The coldness of the response is a personal trait. After the pro forma “atrocities,” the script flipping to the U.S. as quickly as the second sentence was an ideological imperative. The unsubstantiated accusation disingenuously delivered with the rhetorical escape-hatch of “probably,” and the further world-wide and phantasmagoric net of accusation of “no one knows”-because-of-no-inquiry, are both calling card distractions while your good judgment is pickpocketed. Watch for that last because we’ll encounter it again. Hitchens responded in The Nation, then responded again, then Chomsky retorted, then Hitchens, then Chomsky one last time. That Chomskyan penchant for rhetorical disingenuousness was on full display in the exchange.

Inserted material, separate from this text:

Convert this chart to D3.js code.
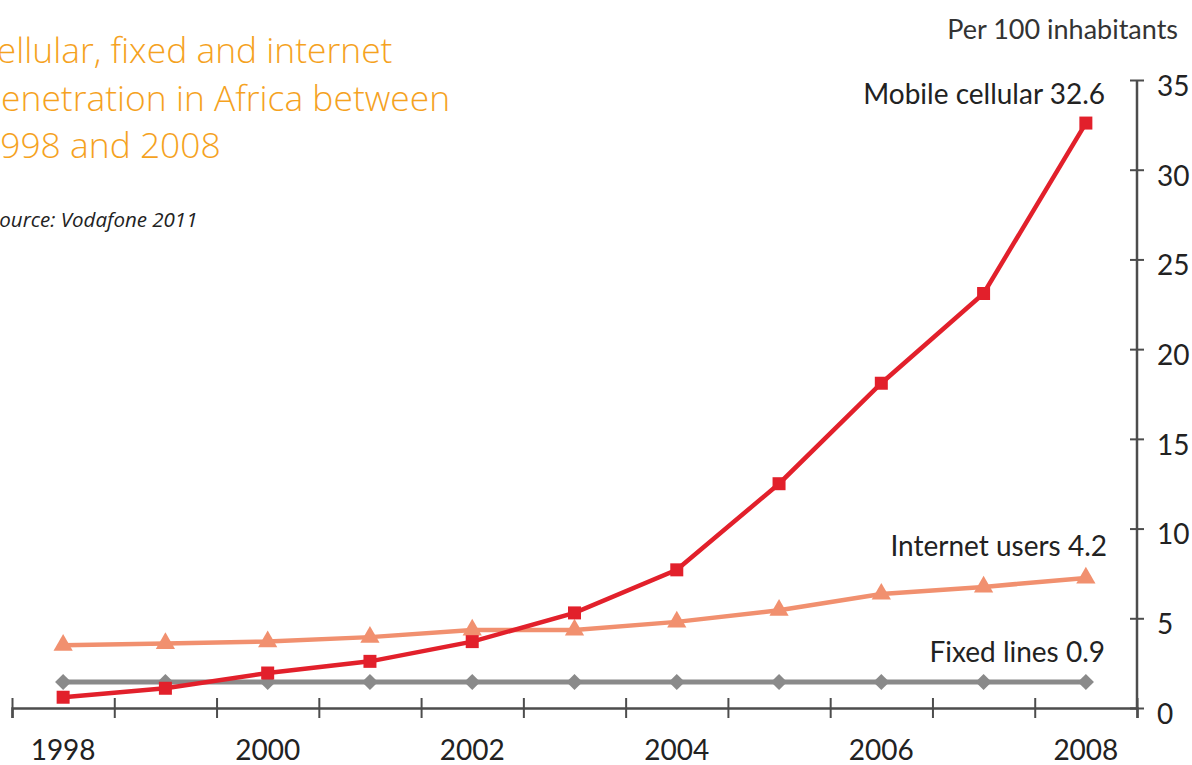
<!DOCTYPE html>
<html>
<head>
<meta charset="utf-8">
<script src="https://cdn.jsdelivr.net/npm/d3@7"></script>
<style>
  html, body { margin: 0; padding: 0; background: #fff; overflow: hidden; }
</style>
</head>
<body>
<div class="chart"></div>
<script>
// data
years = [1998, 1999, 2000, 2001, 2002, 2003, 2004, 2005, 2006, 2007, 2008]
mobile = [0.6, 1.1, 1.95, 2.6, 3.7, 5.3, 7.7, 12.5, 18.1, 23.1, 32.6]
internet = [3.5, 3.6, 3.7, 3.95, 4.35, 4.35, 4.8, 5.45, 6.35, 6.75, 7.25]
fixed = [1.45, 1.45, 1.45, 1.45, 1.45, 1.45, 1.45, 1.45, 1.45, 1.45, 1.45]
yTicks = [0, 5, 10, 15, 20, 25, 30, 35]
yearLabels = [1998, 2000, 2002, 2004, 2006, 2008]
seriesLabels = ["Mobile cellular 32.6", "Internet users 4.2", "Fixed lines 0.9"]
titleLines = ["cellular, fixed and internet", "penetration in Africa between", "1998 and 2008"]
sourceText = "Source: Vodafone 2011"
unitText = "Per 100 inhabitants"

width = 1192
height = 765
labelFont = "Lato, 'Open Sans', sans-serif"

svg = d3.select('.chart').append('svg')
    .attr("width", width)
    .attr("height", height)

scaleX = d3.scaleLinear()
    .domain([1997.5, 2008.5])
    .range([12, 1137])

scaleY = d3.scaleLinear()
    .domain([0, 35])
    .range([708, 80])

// title, cut off at the left edge like the source
svg.append("g").selectAll("text")
    .data(titleLines)
    .join("text")
    .attr("x", -20)
    .attr("y", (d, i) => 63 + i * 47.5)
    .attr("fill", "#f5a21e")
    .style("font", "300 35.4px 'Open Sans', sans-serif")
    .text(d => d)

svg.append("text")
    .attr("x", -11)
    .attr("y", 227)
    .attr("fill", "#222")
    .style("font", "italic 20.5px 'Open Sans', sans-serif")
    .text(sourceText)

svg.append("text")
    .attr("x", 1178)
    .attr("y", 39)
    .attr("text-anchor", "end")
    .attr("fill", "#333")
    .style("font", "27px " + labelFont)
    .text(unitText)

// x axis, ticks between years, labels centred on years
boundaries = years.map(d => d - 0.5).concat([2008.5])
xAxis = g => g
    .attr("transform", `translate(0, ${scaleY(0)})`)
    .call(d3.axisBottom(scaleX).tickValues(boundaries).tickSize(10).tickFormat(""))
    .call(g => g.select(".domain").attr("stroke", "#4d4d4d").attr("stroke-width", 2.5))
    .call(g => g.selectAll(".tick line").attr("y1", -10).attr("y2", 10)
          .attr("stroke", "#4d4d4d").attr("stroke-width", 2))
svg.append("g").call(xAxis)

svg.append("g").selectAll("text")
    .data(yearLabels)
    .join("text")
    .attr("x", d => scaleX(d))
    .attr("y", 760)
    .attr("text-anchor", "middle")
    .attr("fill", "#222")
    .style("font", "28px " + labelFont)
    .text(d => d)

// y axis on the right
yAxis = g => g
    .attr("transform", `translate(${scaleX(2008.5)}, 0)`)
    .call(d3.axisRight(scaleY).tickValues(yTicks).tickSize(7).tickPadding(13))
    .call(g => g.select(".domain").remove())
    .call(g => g.selectAll(".tick line").attr("x1", -7).attr("x2", 7)
          .attr("stroke", "#4d4d4d").attr("stroke-width", 2))
    .call(g => g.selectAll(".tick text").attr("dy", "0.55em")
          .attr("fill", "#222").style("font", "28px " + labelFont))
svg.append("g").call(yAxis)
svg.append("line")
    .attr("x1", scaleX(2008.5)).attr("x2", scaleX(2008.5))
    .attr("y1", scaleY(35)).attr("y2", scaleY(0) + 2)
    .attr("stroke", "#4d4d4d")
    .attr("stroke-width", 2.5)

line = d3.line()
    .x((d, i) => scaleX(years[i]))
    .y(d => scaleY(d))

series = [
  {values: fixed, color: "#8a8a8a", symbol: d3.symbolSquare, size: 130, rotate: 45, stroke: 5},
  {values: internet, color: "#f1906f", symbol: d3.symbolTriangle, size: 160, rotate: 0, stroke: 4.5},
  {values: mobile, color: "#e2202b", symbol: d3.symbolSquare, size: 169, rotate: 0, stroke: 4.5}
]

series.forEach(s => {
  svg.append("path")
      .attr("d", line(s.values))
      .attr("fill", "none")
      .attr("stroke", s.color)
      .attr("stroke-width", s.stroke)
  svg.append("g").selectAll("path")
      .data(s.values)
      .join("path")
      .attr("transform", (d, i) => `translate(${scaleX(years[i])},${scaleY(d)}) rotate(${s.rotate})`)
      .attr("d", d3.symbol().type(s.symbol).size(s.size))
      .attr("fill", s.color)
})

// series labels near the end of each line
labelPos = [{x: 1105, y: 104}, {x: 1107, y: 556}, {x: 1105, y: 662}]
svg.append("g").selectAll("text")
    .data(seriesLabels)
    .join("text")
    .attr("x", (d, i) => labelPos[i].x)
    .attr("y", (d, i) => labelPos[i].y)
    .attr("text-anchor", "end")
    .attr("fill", "#222")
    .style("font", "28px " + labelFont)
    .text(d => d)
</script>
</body>
</html>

Chomsky parried with Hitchens right and left through such slyly facetious rhetorical gestures as “Hitchens cannot mean what he writes” and he “must be unaware,” all toward the end of suggesting Hitchens’, wouldn’t you know it, “racist contempt.” When Hitchens called Chomsky on the charge, Chomsky preposterously claimed, “I explicitly and unambiguously said the opposite,” i.e. he did, after all, say that “Hitchens cannot mean what he writes….” This is disingenuousness of a very high order. The air becomes thin at such altitude. This went on until Chomsky dismissively ran from the debate.

But there would be more from him soon in a talk at MIT, and The Nation would continue its foolish grappling with the sympathies it could not gather to squander.